The recovered Paul Gauguin and Pierre Bonnard paintings being unveiled by Italian officials. The current owner, a factory worker, hopes the artwork will be returned to him. Photo: Andreas Solaro, courtesy Agence France-Presse/Getty Images.

An Italian factory worker who unknowingly purchased stolen paintings by Paul Gauguin and Pierre Bonnard is hopeful that the two works will be returned to him, reports the BBC. Both pieces were stolen from a private home in London in 1970.

A retired Fiat factory worker identified only as “Mr. Nicolo” was the winning bidder at a 1975 state auction held after the two works were found abandoned on a train. He paid only 45,000 lira, or about $32 at the time, and has enjoyed the artworks ever since.

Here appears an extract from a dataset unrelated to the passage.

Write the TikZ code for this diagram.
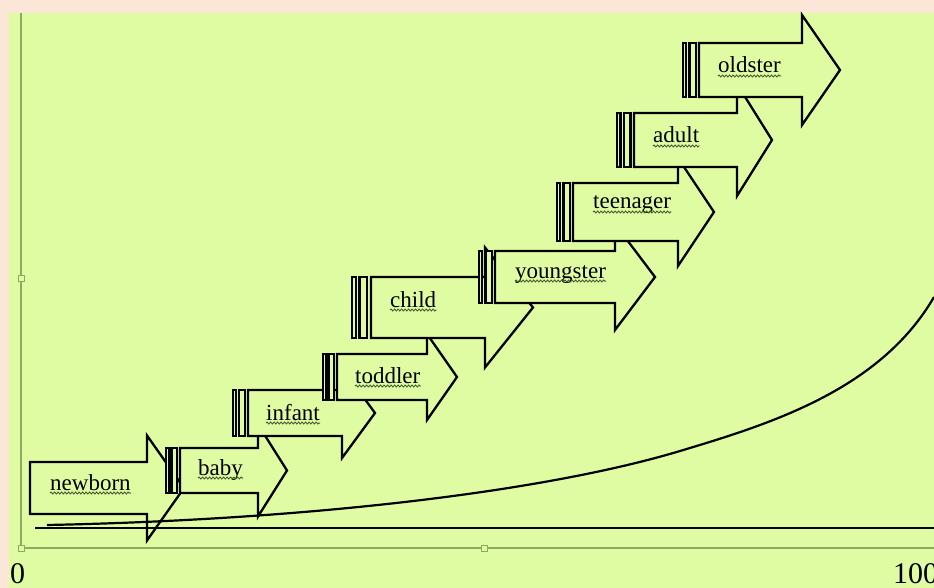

Nicolo only questioned his paintings’ provenance when he happened upon a book about Bonnard and was struck by how much the artwork resembled one of the two hanging on his kitchen wall. Further research proved Nicolo’s hunch to be correct, and he willingly turned the artworks over to the police.

The paintings’ original owners have since died, apparently without heirs. Now, Nicolo hopes the two canvases will be returned to him. As he told La Repubblica “they were bought in good faith” through a state auction. “The institutions can’t deny this.”

Gauguin’s Fruits sur une table ou nature au petit chien (Fruits on a table or still life with a small dog) (1889) and Bonnard’s La femme aux deux fauteuils (Woman with two armchairs) are said to collectively be worth upwards of €10.6 million.

The recovered works are currently being held by the paramilitary Carabinieri art theft squad.